→ **Objective**
Return the lines below exactly, from the first line to the line that contains "const baseLevel = -0.3". Leave out pictures.

→ **Supplied information**
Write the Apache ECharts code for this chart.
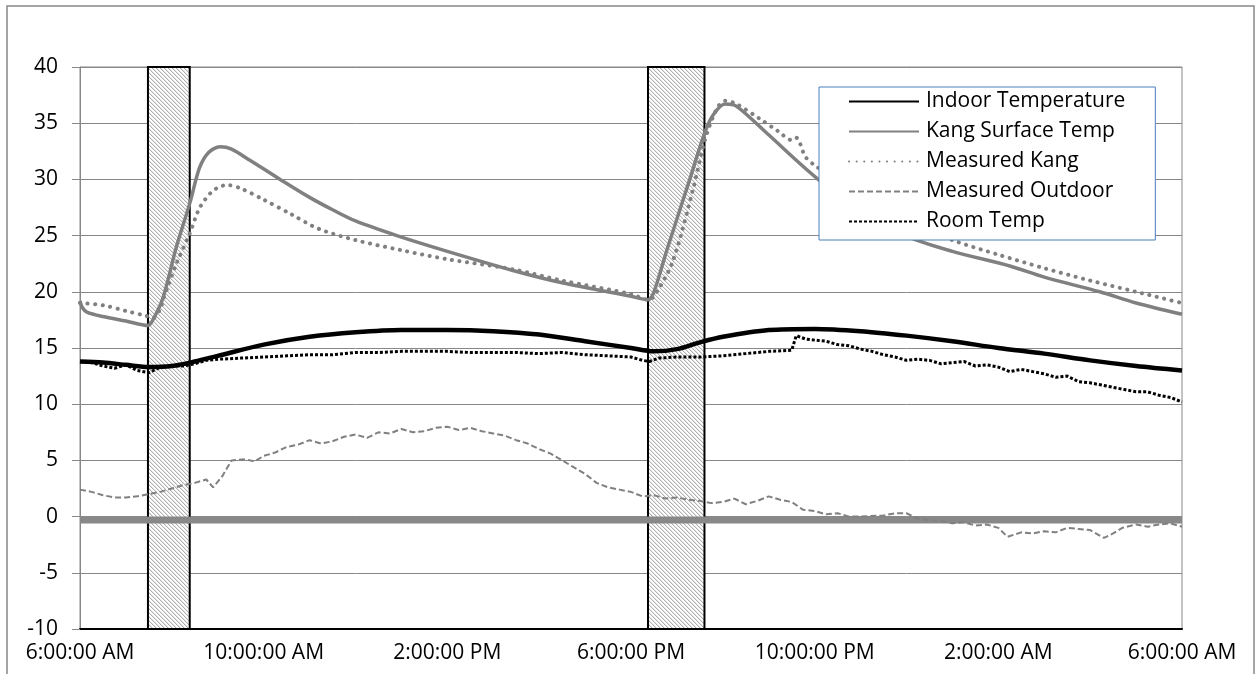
<!DOCTYPE html>
<html>
<head>
<meta charset="utf-8">
<script src="https://cdn.jsdelivr.net/npm/echarts@6/dist/echarts.min.js"></script>
<style>
  html, body { margin: 0; padding: 0; background: #fff; }
  #chart { width: 1255px; height: 674px; }
</style>
</head>
<body>
<div id="chart"></div>
<script>
// x values are hours after 6:00 AM
const xLabels = ['6:00:00 AM', '10:00:00 AM', '2:00:00 PM', '6:00:00 PM', '10:00:00 PM', '2:00:00 AM', '6:00:00 AM']

// heating periods (hatched bars)
const firingPeriods = [[1.48, 2.39], [12.37, 13.6]]

const baseLevel = -0.3

const indoorTemp = [
  [0, 13.8], [0.5, 13.7], [1, 13.5], [1.5, 13.3], [2, 13.4], [2.5, 13.8], [3, 14.3],
  [4, 15.3], [5, 16.0], [6, 16.4], [7, 16.6], [8, 16.6], [9, 16.5], [10, 16.2],
  [11, 15.6], [12, 15.0], [12.5, 14.7], [13, 14.9], [13.5, 15.5], [14, 16.0],
  [15, 16.6], [16, 16.7], [17, 16.5], [18, 16.1], [19, 15.6], [20, 15.0],
  [21, 14.5], [22, 13.9], [23, 13.4], [24, 13.0]
]

const kangSurface = [
  [0, 19.2], [0.05, 18.6], [0.15, 18.2], [0.5, 17.8], [1, 17.4], [1.48, 17.0], [1.6, 17.6],
  [1.81, 19.5], [2.1, 24.0], [2.4, 28.0], [2.6, 31.0], [2.8, 32.4], [3.05, 32.9],
  [3.3, 32.7], [3.7, 31.7], [4.36, 30.0], [5, 28.4], [5.5, 27.3], [6, 26.3], [6.9, 25.0],
  [8, 23.6], [9.43, 21.9], [10.5, 20.8], [12, 19.6], [12.37, 19.3], [12.5, 20.0],
  [12.78, 23.7], [13.28, 30.0], [13.61, 34.2], [13.8, 35.8], [14.05, 36.7],
  [14.3, 36.5], [14.96, 34.1], [16.05, 30.1], [17, 27.3], [17.97, 25.0],
  [19, 23.6], [20.25, 22.3], [21, 21.3], [22.21, 20.0], [23, 19.0], [24, 18.0]
]

const measuredKang = [
  [0, 19.0], [0.5, 18.8], [1, 18.3], [1.4, 17.9], [1.6, 17.7], [1.75, 18.5], [1.81, 19.3],
  [2.1, 22.5], [2.4, 25.3], [2.61, 27.5], [2.9, 29.0], [3.2, 29.5], [3.5, 29.2],
  [4, 28.2], [4.6, 26.9], [5.2, 25.6], [6, 24.6], [7, 23.7], [8, 22.9], [9.43, 22.0],
  [10.5, 21.0], [12, 19.8], [12.37, 19.3], [12.5, 19.6], [12.9, 22.6], [13.35, 29.1],
  [13.61, 33.5], [13.87, 36.3], [14.05, 37.0], [14.3, 36.7], [14.8, 35.4],
  [15.2, 34.3], [15.5, 33.5], [15.6, 33.7], [15.8, 32.0], [16.05, 31.1], [16.3, 30.5],
  [17, 28.6], [18, 26.3], [19, 24.6], [20, 23.3], [21, 22.1], [22, 21.0], [23, 20.0], [24, 19.0]
]

const measuredOutdoor = [
  [0, 2.4], [0.25, 2.2], [0.5, 1.9], [0.75, 1.7], [1, 1.7], [1.25, 1.8], [1.5, 2.0],
  [1.75, 2.2], [2, 2.5], [2.25, 2.8], [2.5, 3.0], [2.75, 3.3], [2.9, 2.6], [3.1, 3.6],
  [3.3, 5.0], [3.6, 5.1], [3.8, 4.9], [4, 5.4], [4.25, 5.7], [4.5, 6.2], [4.75, 6.4],
  [5, 6.8], [5.25, 6.5], [5.5, 6.7], [5.75, 7.1], [6, 7.3], [6.25, 7.0], [6.5, 7.5],
  [6.75, 7.4], [7, 7.8], [7.25, 7.5], [7.5, 7.6], [7.75, 7.9], [8, 8.0], [8.25, 7.7],
  [8.5, 7.9], [8.75, 7.6], [9, 7.4], [9.25, 7.2], [9.5, 6.8], [9.75, 6.5], [10, 6.0],
  [10.25, 5.6], [10.5, 5.0], [10.75, 4.4], [11, 3.8], [11.25, 3.0], [11.5, 2.6],
  [11.75, 2.4], [12, 2.2], [12.25, 1.8], [12.5, 1.9], [12.75, 1.6], [13, 1.7],
  [13.25, 1.5], [13.5, 1.4], [13.75, 1.2], [14, 1.3], [14.25, 1.6], [14.5, 1.1],
  [14.75, 1.4], [15, 1.8], [15.25, 1.5], [15.5, 1.3], [15.75, 0.6], [16, 0.5],
  [16.25, 0.2], [16.5, 0.3], [16.75, 0.0], [17, 0.0], [17.5, 0.1], [17.75, 0.3],
  [18, 0.3], [18.25, -0.2], [18.5, -0.3], [18.75, -0.4], [19, -0.6], [19.25, -0.5],
  [19.5, -0.8], [19.75, -0.7], [20, -1.0], [20.2, -1.8], [20.5, -1.4], [20.75, -1.5],
  [21, -1.3], [21.25, -1.4], [21.5, -1.0], [21.75, -1.1], [22, -1.2], [22.3, -1.9],
  [22.5, -1.5], [22.7, -1.0], [23, -0.7], [23.25, -0.9], [23.5, -0.7], [23.75, -0.6], [24, -0.9]
]

const roomTemp = [
  [0, 13.8], [0.25, 13.7], [0.5, 13.4], [0.75, 13.2], [1, 13.5], [1.25, 13.0], [1.5, 12.8],
  [1.75, 13.3], [2, 13.4], [2.25, 13.4], [2.5, 13.6], [2.75, 13.9], [3, 14.0], [3.5, 14.1],
  [4, 14.2], [4.5, 14.3], [5, 14.4], [5.5, 14.4], [6, 14.6], [6.5, 14.6], [7, 14.7],
  [7.5, 14.7], [8, 14.7], [8.5, 14.6], [9, 14.6], [9.5, 14.6], [10, 14.5], [10.5, 14.6],
  [11, 14.4], [11.5, 14.3], [12, 14.2], [12.25, 13.9], [12.4, 13.8], [12.6, 14.1],
  [13, 14.2], [13.5, 14.2], [14, 14.3], [14.5, 14.5], [15, 14.7], [15.5, 14.8],
  [15.6, 16.1], [15.8, 15.8], [16, 15.7], [16.25, 15.6], [16.5, 15.3], [16.75, 15.2],
  [17, 14.9], [17.25, 14.7], [17.5, 14.4], [17.75, 14.2], [18, 13.9], [18.25, 14.0],
  [18.5, 13.9], [18.75, 13.6], [19, 13.7], [19.25, 13.8], [19.5, 13.4], [19.75, 13.5],
  [20, 13.3], [20.25, 12.9], [20.5, 13.1], [20.75, 12.9], [21, 12.7], [21.25, 12.4],
  [21.5, 12.5], [21.75, 12.0], [22, 11.9], [22.25, 11.7], [22.5, 11.5], [22.75, 11.3],
  [23, 11.1], [23.25, 11.1], [23.5, 10.8], [23.75, 10.6], [24, 10.2]
]

function hatchPattern() {
  const c = document.createElement('canvas')
  c.width = 8
  c.height = 8
  const ctx = c.getContext('2d')
  const img = ctx.createImageData(8, 8)
  for (let y = 0; y < 8; y++) {
    for (let x = 0; x < 8; x++) {
      const k = ((x - y) % 4 + 4) % 4
      const v = k === 0 ? 175 : (k === 1 ? 230 : 255)
      const i = (y * 8 + x) * 4
      img.data[i] = v
      img.data[i + 1] = v
      img.data[i + 2] = v
      img.data[i + 3] = 255
    }
  }
  ctx.putImageData(img, 0, 0)
  return c
}

const font = '"Open Sans", "Liberation Sans", sans-serif'
const chart = echarts.init(document.getElementById('chart'))

const option = {
  animation: false,
  backgroundColor: '#fff',
  textStyle: { fontFamily: font },
  graphic: [{
    type: 'rect',
    shape: { x: 7, y: 6, width: 1247, height: 720 },
    style: { fill: 'none', stroke: '#888', lineWidth: 1.5 },
    silent: true
  }],
  grid: {
    left: 80, right: 73, top: 67, bottom: 45,
    show: true, borderColor: '#888', borderWidth: 1
  },
  legend: {
    data: ['Indoor Temperature', 'Kang Surface Temp', 'Measured Kang', 'Measured Outdoor', 'Room Temp'],
    orient: 'vertical',
    left: 819,
    top: 87,
    width: 331,
    padding: [4, 30, 8, 29],
    itemGap: 9,
    itemWidth: 70,
    itemHeight: 14,
    itemStyle: { opacity: 0, borderWidth: 0 },
    backgroundColor: '#fff',
    borderColor: '#4a7ebb',
    borderWidth: 1,
    textStyle: { fontSize: 21, color: '#000', fontFamily: font, padding: [0, 0, 0, 2] }
  },
  xAxis: {
    type: 'value',
    min: 0,
    max: 24,
    interval: 4,
    axisLine: { onZero: false, lineStyle: { color: '#000', width: 2 } },
    axisTick: { show: false },
    splitLine: { show: false },
    axisLabel: {
      fontSize: 21,
      color: '#000',
      margin: 14,
      formatter: v => xLabels[Math.round(v / 4)]
    }
  },
  yAxis: {
    type: 'value',
    min: -10,
    max: 40,
    interval: 5,
    axisLine: { show: true, lineStyle: { color: '#888', width: 1 } },
    axisTick: { show: true, length: 8, lineStyle: { color: '#888' } },
    splitLine: { lineStyle: { color: '#888', width: 1 } },
    axisLabel: { fontSize: 21, color: '#000', margin: 22 }
  },
  series: [
    {
      name: 'firing',
      type: 'line',
      data: [],
      z: 1,
      markArea: {
        silent: true,
        itemStyle: {
          color: { image: hatchPattern(), repeat: 'repeat' },
          borderColor: '#000',
          borderWidth: 2
        },
        data: firingPeriods.map(p => [{ xAxis: p[0], yAxis: 40 }, { xAxis: p[1], yAxis: -10 }])
      }
    },
    {
      name: 'base',
      type: 'line',
      z: 2,
      symbol: 'none',
      data: [[0, baseLevel], [24, baseLevel]],
      lineStyle: { color: '#888', width: 7 }
    },
    {
      name: 'Measured Outdoor',
      type: 'line',
      z: 3,
      symbol: 'none',
      data: measuredOutdoor,
      itemStyle: { color: '#808080' },
      lineStyle: { color: '#808080', width: 2, type: [6, 3] }
    },
    {
      name: 'Kang Surface Temp',
      type: 'line',
      z: 3,
      symbol: 'none',
      smooth: 0.3,
      data: kangSurface,
      itemStyle: { color: '#808080' },
      lineStyle: { color: '#808080', width: 3.5 }
    },
    {
      name: 'Measured Kang',
      type: 'line',
      z: 3,
      symbol: 'none',
      smooth: 0.3,
      data: measuredKang,
      itemStyle: { color: '#808080' },
      lineStyle: { color: '#808080', width: 4, type: [0.1, 7.5], cap: 'round' }
    },
    {
      name: 'Room Temp',
      type: 'line',
      z: 4,
      symbol: 'none',
      data: roomTemp,
      itemStyle: { color: '#000' },
      lineStyle: { color: '#000', width: 3, type: [3, 2] }
    },
    {
      name: 'Indoor Temperature',
      type: 'line',
      z: 4,
      symbol: 'none',
      smooth: 0.3,
      data: indoorTemp,
      itemStyle: { color: '#000' },
      lineStyle: { color: '#000', width: 4.5 }
    }
  ]
}

chart.setOption(option)
</script>
</body>
</html>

→ **Output of the exercise**
Write the Apache ECharts code for this chart.
<!DOCTYPE html>
<html>
<head>
<meta charset="utf-8">
<script src="https://cdn.jsdelivr.net/npm/echarts@6/dist/echarts.min.js"></script>
<style>
  html, body { margin: 0; padding: 0; background: #fff; }
  #chart { width: 1255px; height: 674px; }
</style>
</head>
<body>
<div id="chart"></div>
<script>
// x values are hours after 6:00 AM
const xLabels = ['6:00:00 AM', '10:00:00 AM', '2:00:00 PM', '6:00:00 PM', '10:00:00 PM', '2:00:00 AM', '6:00:00 AM']

// heating periods (hatched bars)
const firingPeriods = [[1.48, 2.39], [12.37, 13.6]]

const baseLevel = -0.3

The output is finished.